Single-Cell RNA Sequencing Reveals B Cells Are Important Regulators in Fracture Healing

Bone marrow microenvironment is mainly composed of immune cells and stromal cells that play an important role in fracture healing. Although immune cells have been identified in mouse bone marrow, variations in the numbers and type of immune cells in fracture healing process are still not well defined. Here, single-cell RNA-Sequencing (scRNA-seq) was used to identify immune cells in fracture tissues, including neutrophils, monocytes, T cells, B cells and plasma cells etc. We found that B cells decreased significantly in the early stage of fracture healing. Furthermore, B cells were identified in mice fracture models and we found that B cells decreased significantly during the epiphyseal phase and gradually returned to normal during the epiphyseal transformation phase of fracture healing, which was the opposite to bone formation and resorption activities. Meaningfully, B-cell derived exosomes inhibited bone homeostasis in fracture healing.
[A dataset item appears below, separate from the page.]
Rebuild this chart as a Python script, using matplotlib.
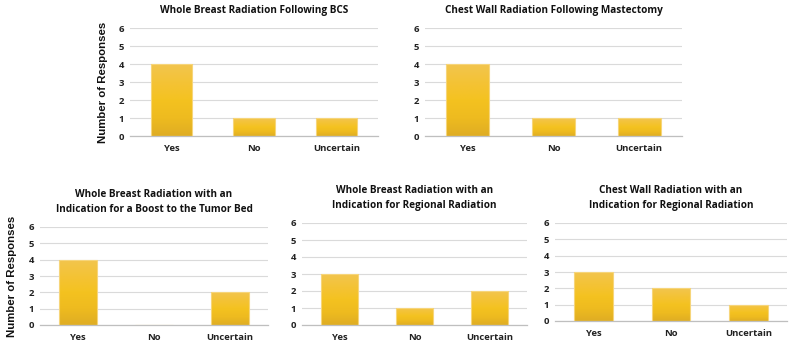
"""Survey responses on radiation indications, five small bar panels."""

import matplotlib

matplotlib.use("Agg")
import matplotlib.pyplot as plt
import numpy as np
from matplotlib.colors import LinearSegmentedColormap

categories = ["Yes", "No", "Uncertain"]

titles = [
    "Whole Breast Radiation Following BCS",
    "Chest Wall Radiation Following Mastectomy",
    "Whole Breast Radiation with an\nIndication for a Boost to the Tumor Bed",
    "Whole Breast Radiation with an\nIndication for Regional Radiation",
    "Chest Wall Radiation with an\nIndication for Regional Radiation",
]

wbr_bcs = [4, 1, 1]
cw_mastectomy = [4, 1, 1]
wbr_boost = [4, 0, 2]
wbr_regional = [3, 1, 2]
cw_regional = [3, 2, 1]

panel_values = [wbr_bcs, cw_mastectomy, wbr_boost, wbr_regional, cw_regional]
y_ticks = [0, 1, 2, 3, 4, 5, 6]

# axes boxes in pixels: left, right, top (y=6), bottom (y=0)
W, H = 791, 344
boxes = [
    (130, 378, 28, 136),
    (425, 682, 28, 136),
    (40, 268, 227, 325),
    (302, 527, 223, 325),
    (555, 787, 223, 321),
]
# right edge (px) of the rotated y label, only on the left-hand panels
ylabel_panels = {0: 108, 2: 17}

gold = LinearSegmentedColormap.from_list(
    "gold", ["#dfad24", "#eebb1f", "#f4c220", "#f4c336", "#f2c54e"]
)
grad = np.linspace(0, 1, 128).reshape(-1, 1)

fig = plt.figure(figsize=(W / 100, H / 100), dpi=100)

for i, (vals, title) in enumerate(zip(panel_values, titles)):
    x0, x1, yt, yb = boxes[i]
    ax = fig.add_axes([x0 / W, 1 - yb / H, (x1 - x0) / W, (yb - yt) / H])
    x = np.arange(len(categories))
    bars = ax.bar(x, vals, width=0.5, facecolor="none",
                  edgecolor="#f6d57a", linewidth=0.8, zorder=3)
    for b in bars:
        if b.get_height() <= 0:
            continue
        bx, by = b.get_x(), b.get_y()
        im = ax.imshow(grad, extent=[bx, bx + b.get_width(), by, by + b.get_height()],
                       origin="lower", aspect="auto", cmap=gold, zorder=2)
        im.set_clip_path(b)

    ax.set_xlim(-0.5, 2.5)
    ax.set_ylim(0, 6)
    ax.set_yticks(y_ticks)
    ax.set_xticks(x)
    ax.set_xticklabels(categories)
    ax.grid(axis="y", color="#dadada", linewidth=0.8, zorder=0)
    ax.set_axisbelow(True)
    for s in ("top", "right", "left"):
        ax.spines[s].set_visible(False)
    ax.spines["bottom"].set_color("#bfbfbf")
    ax.spines["bottom"].set_linewidth(0.9)
    ax.tick_params(length=0, labelsize=6.8, colors="#222222", pad=4)
    for lbl in ax.get_xticklabels() + ax.get_yticklabels():
        lbl.set_family("Open Sans")
        lbl.set_fontweight("bold")
    ax.tick_params(axis="x", pad=6)

    ax.text(0.5, 1.0 + 12 / (yb - yt), title, transform=ax.transAxes,
            ha="center", va="bottom", fontsize=7.2, fontweight="bold",
            family="Open Sans", linespacing=1.5, color="#111111")

    if i in ylabel_panels:
        ax.set_ylabel("Number of Responses", fontsize=8.2, fontweight="bold",
                      family="Liberation Sans", color="#111111")
        ax.yaxis.set_label_coords((ylabel_panels[i] - x0) / (x1 - x0), 0.5)

fig.savefig("out.png", dpi=100)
Mechanistically, human beings promote fracture healing by decreasing the number of B cells during the epiphyseal phase. With the number of osteoblasts increasing, human body gradually recovers the number of B cells during callus reconstruction stage, which reduces additional bone regeneration. Thus, our findings indicate that B cell is a key regulator of fracture healing and inhibits excessive bone regeneration by producing multiple osteoblasts inhibitors.